I. L’affirmation de la primauté de l’harmonisation communautaire sur les justifications nationales

La Cour de justice rappelle avec force que la mise en place d’une législation communautaire harmonisée a pour effet de priver les États membres de la possibilité de recourir à des dérogations unilatérales, même fondées sur des objectifs légitimes. Cette solution repose sur la reconnaissance du caractère complet du cadre normatif établi par les directives en cause.

A. L’inapplicabilité des dérogations à la libre circulation en matière harmonisée

La Cour commence son raisonnement par un principe fondamental du marché intérieur. Si l’article 36 du traité (devenu article 36 TFUE) autorise des restrictions à la libre circulation des marchandises pour des motifs de protection de la santé, cette faculté disparaît lorsque le législateur communautaire est intervenu. La Cour énonce clairement que « l’application de cette disposition doit être exclue lorsque des directives communautaires prévoient l’harmonisation des mesures nécessaires à la réalisation de l’objectif spécifique que poursuivrait le recours à l’article 36 ». Cette jurisprudence constante signifie que l’équilibre entre la libre circulation et la protection de la santé a déjà été réalisé au niveau communautaire. Les directives d’harmonisation sont présumées prendre en compte de manière adéquate les exigences de santé publique, et les États membres ne sauraient substituer leur propre appréciation à celle du législateur de l’Union. Le même raisonnement s’applique aux exigences impératives de protection des consommateurs, également invoquées par l’État défendeur. En présence d’une harmonisation, les contrôles et les mesures de protection doivent impérativement s’inscrire « dans le cadre tracé par les directives d’harmonisation », ce qui impose aux États membres une obligation de confiance mutuelle quant aux contrôles effectués sur leurs territoires respectifs.

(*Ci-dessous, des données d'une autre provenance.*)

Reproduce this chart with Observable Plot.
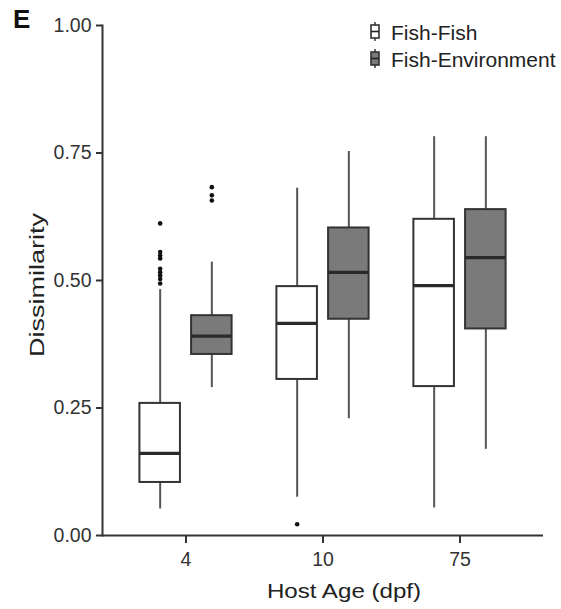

B. La reconnaissance du caractère exhaustif de l’harmonisation sanitaire

Pour que le principe de préemption s’applique, encore faut-il que l’harmonisation soit effective et complète dans le domaine concerné. L’État membre défendeur contestait précisément ce point. La Cour rejette cet argument en procédant à une interprétation téléologique des directives 64/433 et 89/662. Elle relève que ces textes ont pour objectif d’éliminer les disparités entre législations nationales afin de supprimer les obstacles aux échanges. Le système mis en place déplace les contrôles sanitaires vers l’État membre expéditeur, instaurant ainsi un régime fondé sur l’équivalence des garanties et la confiance mutuelle. Concernant spécifiquement la détection de l’odeur sexuelle, la Cour reconnaît que la méthode de référence communautaire n’a pas encore été définie. Cependant, elle souligne que la directive 64/433 prévoit une solution transitoire : « en l’absence d’une telle méthode, la méthode reconnue par l’autorité compétente concernée doit être appliquée ». De plus, la directive 89/662 établit une procédure spécifique pour régler les divergences d’appréciation entre États membres. Il ressort de ces dispositions combinées que les mesures de détection de l’odeur de verrat « ont fait l’objet d’une harmonisation communautaire », fermant ainsi la porte à toute réglementation nationale autonome.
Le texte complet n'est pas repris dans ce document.